2014 Could be a Sequel for Gold and That’s not Good

It sounds like a broken record at this point, but gold has plunged 29% this year, its 13-year bull market has come to a resounding end, gold exchange traded funds are among the worst outflow offenders and mining ETFs are among the worst when it comes to performance.

The worst may not be over for the SPDR Gold Shares (NYSEArca: GLD), iShares Gold Trust (NYSEArca: IAU), Market Vectors Gold Miners ETF (NYSEArca: GDX) and friends. Gold futures traded as low as $1,188 per troy ounce Friday before rising back above $1,200, but the line in the sand is $1,180. A drop below there could spell disaster. [Gold ETFs Bleed Again in December]

Michael Shaoul, chairman of New York-based Marketfield Asset Management argues that “gold’s bear market is following a similar pattern leading up to the 50% drop the S&P 500 suffered when the tech bubble burst in 2000 to 2002,” reports Steven Russolillo for the Wall Street Journal.

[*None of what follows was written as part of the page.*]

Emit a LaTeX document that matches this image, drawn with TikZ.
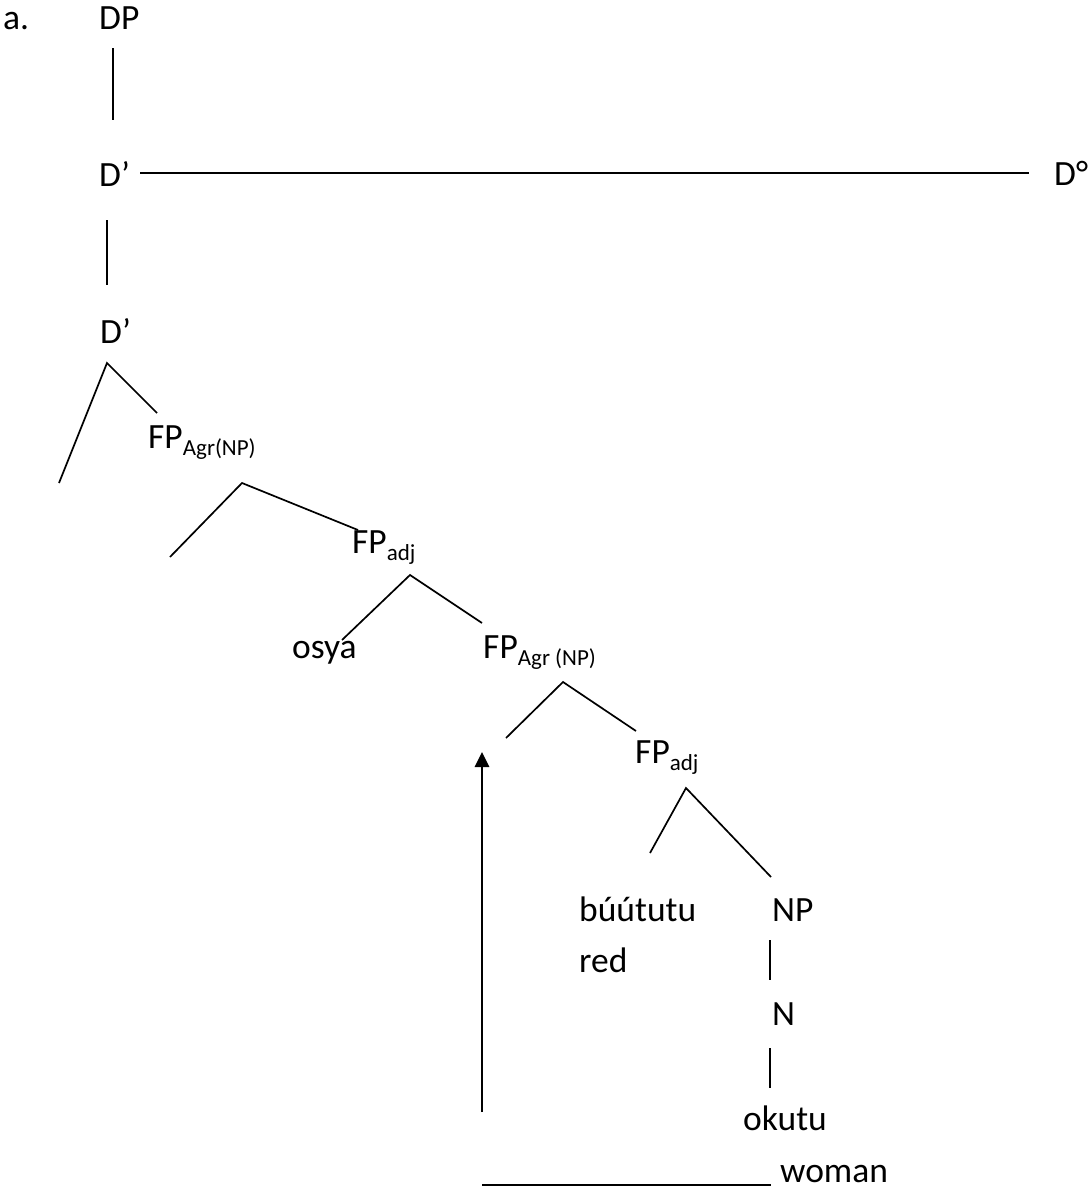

Making matters worse for gold is that tapering has arrived and along with it expectations that reduced Federal Reserve asset buying will further hamper commodities. A case can be made that quantitative easing has not benefited gold, at least not when factoring in this year’s plunge, the way gold bugs were hoping for.

Over the past three years, GLD is down 14.4%, but the SPDR S&P 500 (NYSEArca: SPY) is higher by 54.6%.